There are many things that are meant to be taken for "real" or "living" in the installation, including the photographic hands and the moving dog. But this one, a live jackfruit seedling I have been growing since early April, and a palm seedling are the only two that are truly real and living. They are a somewhat sentimental but necessary counterpoint to all that is synthetic and symbolic. 
A view of the dog: hesitant, jittery. He sits down then stands again, not quite knowing what to do with himself. 
Axioms: UTOPIA and DYSTOPIA
My work is always a re-positioning of myself in relationship to something else. In this sense, the work accomplished during the residency is not just about Rio (Brazil) but about my relationship to what I found in Rio. The installation, in my own view, is based on dualisms, the most important of these is the pair of UTOPIA and DYSTOPIA. This mixture of a hopeful idealism and the messy reality is neither new nor unique. In fact, I've seen this in Hungary both during and after the Berlin wall, and now again in all over Europe, as many of the countries are dealing with  their of special blend of issues resulting from a collapsing economy, faltering social structure, painful legacies and increasingly inhomogeneous population. 

Coming from a Continental intellectual tradition, I had been taught to look for fundamental rules and to make abstractions.

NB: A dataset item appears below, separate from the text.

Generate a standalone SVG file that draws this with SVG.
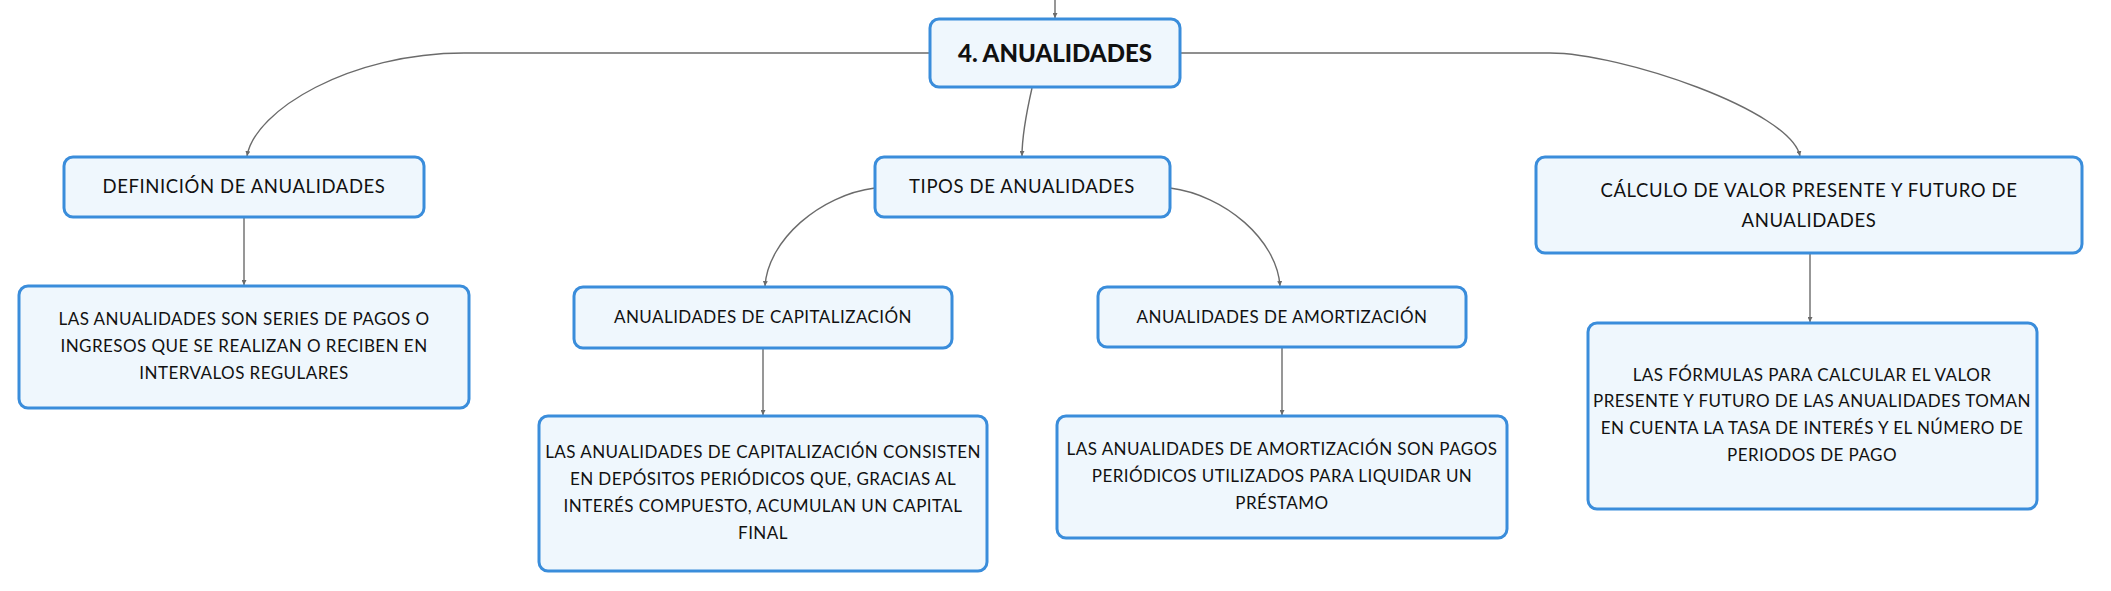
<svg xmlns="http://www.w3.org/2000/svg" width="2111" height="591" viewBox="0 0 2111 591">
<style>
.box{fill:#eff7fd;stroke:#3a8ddb;stroke-width:3}
.t{font-family:Lato,"Open Sans","Liberation Sans",sans-serif;fill:#111;text-anchor:middle}
.t18{font-size:18.5px;letter-spacing:0.6px}
.t17{font-size:17px;letter-spacing:0.45px}
.tb{font-size:24px;font-weight:900}
.c{fill:none;stroke:#6b6b6b;stroke-width:1.4}
</style>
<defs>
<marker id="ar" markerUnits="userSpaceOnUse" markerWidth="6" markerHeight="5" refX="5" refY="2.5" orient="auto">
<path d="M0,0 L5,2.5 L0,5 z" fill="#6b6b6b"/>
</marker>
</defs>
<rect width="2111" height="591" fill="#ffffff"/>
<g id="connectors">
<path class="c" d="M1055 0 L1055 18" marker-end="url(#ar)"/>
<path class="c" d="M930 53 L464 53 C350 53 255 110 247 156" marker-end="url(#ar)"/>
<path class="c" d="M1180 53 L1550 53 C1620 53 1790 110 1800 156" marker-end="url(#ar)"/>
<path class="c" d="M1032 88 C1027 110 1022 140 1022 156" marker-end="url(#ar)"/>
<path class="c" d="M875 188 C820 195 768 240 765 286" marker-end="url(#ar)"/>
<path class="c" d="M1170 188 C1225 195 1277 240 1280 286" marker-end="url(#ar)"/>
<path class="c" d="M244 217 L244 285" marker-end="url(#ar)"/>
<path class="c" d="M763 348 L763 415" marker-end="url(#ar)"/>
<path class="c" d="M1282 347 L1282 415" marker-end="url(#ar)"/>
<path class="c" d="M1810 253 L1810 322" marker-end="url(#ar)"/>
</g>
<g id="n-main">
<rect class="box" x="930" y="19" width="250" height="68" rx="9"/>
<text class="t tb" x="1055" y="62">4. ANUALIDADES</text>
</g>
<g id="n-def">
<rect class="box" x="64" y="157" width="360" height="60" rx="9"/>
<text class="t t18" x="244" y="193">DEFINICIÓN DE ANUALIDADES</text>
</g>
<g id="n-tipos">
<rect class="box" x="875" y="157" width="295" height="60" rx="9"/>
<text class="t t18" x="1022" y="193">TIPOS DE ANUALIDADES</text>
</g>
<g id="n-calc">
<rect class="box" x="1536" y="157" width="546" height="96" rx="9"/>
<text class="t t18" x="1809" y="197">CÁLCULO DE VALOR PRESENTE Y FUTURO DE</text>
<text class="t t18" x="1809" y="227">ANUALIDADES</text>
</g>
<g id="n-def-desc">
<rect class="box" x="19" y="286" width="450" height="122" rx="9"/>
<text class="t t17" x="244" y="325">LAS ANUALIDADES SON SERIES DE PAGOS O</text>
<text class="t t17" x="244" y="352">INGRESOS QUE SE REALIZAN O RECIBEN EN</text>
<text class="t t17" x="244" y="379">INTERVALOS REGULARES</text>
</g>
<g id="n-cap">
<rect class="box" x="574" y="287" width="378" height="61" rx="9"/>
<text class="t t17" x="763" y="323">ANUALIDADES DE CAPITALIZACIÓN</text>
</g>
<g id="n-amort">
<rect class="box" x="1098" y="287" width="368" height="60" rx="9"/>
<text class="t t17" x="1282" y="323">ANUALIDADES DE AMORTIZACIÓN</text>
</g>
<g id="n-cap-desc">
<rect class="box" x="539" y="416" width="448" height="155" rx="9"/>
<text class="t t17" x="763" y="458">LAS ANUALIDADES DE CAPITALIZACIÓN CONSISTEN</text>
<text class="t t17" x="763" y="485">EN DEPÓSITOS PERIÓDICOS QUE, GRACIAS AL</text>
<text class="t t17" x="763" y="512">INTERÉS COMPUESTO, ACUMULAN UN CAPITAL</text>
<text class="t t17" x="763" y="539">FINAL</text>
</g>
<g id="n-amort-desc">
<rect class="box" x="1057" y="416" width="450" height="122" rx="9"/>
<text class="t t17" x="1282" y="455">LAS ANUALIDADES DE AMORTIZACIÓN SON PAGOS</text>
<text class="t t17" x="1282" y="482">PERIÓDICOS UTILIZADOS PARA LIQUIDAR UN</text>
<text class="t t17" x="1282" y="509">PRÉSTAMO</text>
</g>
<g id="n-calc-desc">
<rect class="box" x="1588" y="323" width="449" height="186" rx="9"/>
<text class="t t17" x="1812" y="381">LAS FÓRMULAS PARA CALCULAR EL VALOR</text>
<text class="t t17" x="1812" y="407">PRESENTE Y FUTURO DE LAS ANUALIDADES TOMAN</text>
<text class="t t17" x="1812" y="434">EN CUENTA LA TASA DE INTERÉS Y EL NÚMERO DE</text>
<text class="t t17" x="1812" y="461">PERIODOS DE PAGO</text>
</g>
</svg>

This was in the hope of finding a perfect solution, creating a UTOPIA of a general rule that is applicable and will always remain true. Looking from UTOPIA, DYSTOPIA is chaos, it has no place and makes no sense. But reality is most often dystopic. Dystopia is a twisted, adulterated version of the ideal, a place where everything has gone awry but no one is responsible (and none cares or dares to solve it). Seeing from UTOPIA, DYSTOPIA is wrong. Or, so I’ve been taught… 
While being here, I came to see Rio as a gigantic dystopia. There are many things that are not right, of course, but there is also sense in the unsettling chaotic mass. There is a certain logic to the illogical situations and many many things that are outside of logic. What I found is that there is not a choice between the two states, but an existence that is in-between the two. That's what I wanted to make the work about. 
I'm done with making but I'm not yet finished with the story. I liked that the curators referred to my work as fiction. I will go with that and keep posting more about Brazil. Hopefully, those posts will further shed light on the ideas and sources mentioned above.    
Posing with a few artist and mathematician friends at the opening.